Anglican shift on confessions puts abuse victims’ interests first

AUSTRALIA
The Conversation

Renae Barker
Lecturer in Law at University of Western Australia

The Australian Anglican Church has put the interests of children and victims of crime ahead of tradition and doctrine. Priests who hear confessions about serious criminal offences, including child abuse, will no longer be required to keep the confession confidential.

At the tri-annual sitting of General Synod – the church’s “parliament” – Anglican Church leaders debated the church’s response to the Royal Commission into the Institutional Handling of Child Sexual Abuse. A particular thorny issue for the church is the confessional seal. Under church law, priests who heard private ritual confessions of sins were required to keep all confessions confidential, regardless of the nature of the confession.

The 1989 Canon Concerning Confession states:

If any person confess his or her secret and hidden sins to an ordained minister for the unburdening of conscience and to receive spiritual consolation and ease of mind, such minister shall not at any time reveal or make known any crime or offence or sin so confessed and committed to trust and secrecy by that person without the consent of that person.

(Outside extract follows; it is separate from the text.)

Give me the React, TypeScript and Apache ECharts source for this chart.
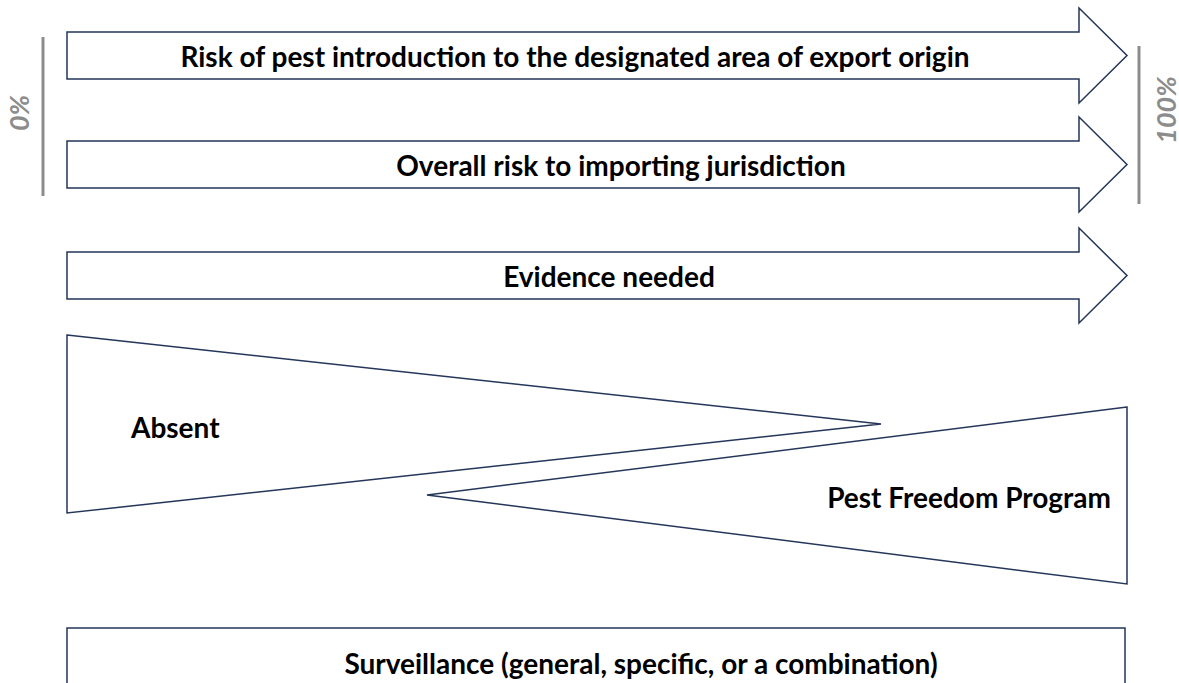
import React, { useEffect, useRef } from "react";
import * as echarts from "echarts";

const arrowLabels = [
  "Risk of pest introduction to the designated area of export origin",
  "Overall risk to importing jurisdiction",
  "Evidence needed",
];
const wedgeLabels = ["Absent", "Pest Freedom Program"];
const boxLabel = "Surveillance (general, specific, or a combination)";
const scaleLabels = ["0%", "100%"];

const NAVY = "#24365a";
const GRAY = "#8c8c8c";
const FONT_FAMILY = "Lato, 'Open Sans', sans-serif";
const FS = 28;

export default function App() {
  const ref = useRef<HTMLDivElement>(null);
  useEffect(() => {
    if (!ref.current) return;
    const chart = echarts.init(ref.current, undefined, { renderer: "svg" });
    const arrowTops = [32, 141, 252];
    const arrowTextX = [575, 621, 609];
    const elements: any[] = [];
    arrowTops.forEach((t, i) => {
      const b = t + 47;
      const ht = t - 24;
      const hb = b + 24;
      const mid = (t + b) / 2;
      elements.push({
        type: "polygon",
        shape: {
          points: [
            [67, t],
            [1079, t],
            [1079, ht],
            [1127, mid],
            [1079, hb],
            [1079, b],
            [67, b],
          ],
        },
        style: { fill: "#fff", stroke: NAVY, lineWidth: 1.5 },
      });
      elements.push({
        type: "text",
        x: arrowTextX[i],
        y: mid,
        style: {
          text: arrowLabels[i],
          align: "center",
          verticalAlign: "middle",
          fill: "#000",
          font: `bold ${FS}px ${FONT_FAMILY}`,
        },
      });
    });
    // wedges
    elements.push({
      type: "polygon",
      shape: { points: [[67, 335], [881, 424], [67, 513]] },
      style: { fill: "#fff", stroke: NAVY, lineWidth: 1.5 },
    });
    elements.push({
      type: "polygon",
      shape: { points: [[1127, 407], [427, 495], [1127, 584]] },
      style: { fill: "#fff", stroke: NAVY, lineWidth: 1.5 },
    });
    elements.push({
      type: "text",
      x: 131,
      y: 427,
      style: {
        text: wedgeLabels[0],
        align: "left",
        verticalAlign: "middle",
        fill: "#000",
        font: `bold ${FS}px ${FONT_FAMILY}`,
      },
    });
    elements.push({
      type: "text",
      x: 1111,
      y: 497,
      style: {
        text: wedgeLabels[1],
        align: "right",
        verticalAlign: "middle",
        fill: "#000",
        font: `bold ${FS}px ${FONT_FAMILY}`,
      },
    });
    // bottom box
    elements.push({
      type: "rect",
      shape: { x: 67, y: 628, width: 1058, height: 80 },
      style: { fill: "#fff", stroke: NAVY, lineWidth: 1.5 },
    });
    elements.push({
      type: "text",
      x: 641,
      y: 663,
      style: {
        text: boxLabel,
        align: "center",
        verticalAlign: "middle",
        fill: "#000",
        font: `bold ${FS}px ${FONT_FAMILY}`,
      },
    });
    // scale bars
    elements.push({
      type: "line",
      shape: { x1: 43, y1: 37, x2: 43, y2: 196 },
      style: { stroke: GRAY, lineWidth: 3 },
    });
    elements.push({
      type: "line",
      shape: { x1: 1139, y1: 46, x2: 1139, y2: 204 },
      style: { stroke: GRAY, lineWidth: 3 },
    });
    elements.push({
      type: "text",
      x: 18,
      y: 113,
      rotation: Math.PI / 2,
      style: {
        text: scaleLabels[0],
        align: "center",
        verticalAlign: "middle",
        lineHeight: 22,
        fill: GRAY,
        font: `italic bold 27px ${FONT_FAMILY}`,
      },
    });
    elements.push({
      type: "text",
      x: 1165,
      y: 110,
      rotation: Math.PI / 2,
      style: {
        text: scaleLabels[1],
        align: "center",
        verticalAlign: "middle",
        lineHeight: 22,
        fill: GRAY,
        font: `italic bold 27px ${FONT_FAMILY}`,
      },
    });
    chart.setOption({
      animation: false,
      backgroundColor: "#fff",
      graphic: { elements },
    });
    return () => chart.dispose();
  }, []);
  return (
    <div
      ref={ref}
      style={{ position: "fixed", left: 0, top: 0, width: 1179, height: 683 }}
    />
  );
}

Acting on abuse as a crime

The Anglican Church has revised its position. Priests will be permitted to break the seal of confession in some circumstances. The Canon Concerning Confessions 1989 (Amendment) Canon 2014 states that:

… where a person confesses that he or she has committed a serious offence an ordained minister is only obliged to keep confidential the serious offence so confessed where the ordained minister is reasonably satisfied that the person has reported the serious offence to the police.

The seal of confession will no longer apply to confessions of serious offences. This includes criminal offences involving child abuse, child exploitation material or crimes punishable by life imprisonment or imprisonment for five or more years.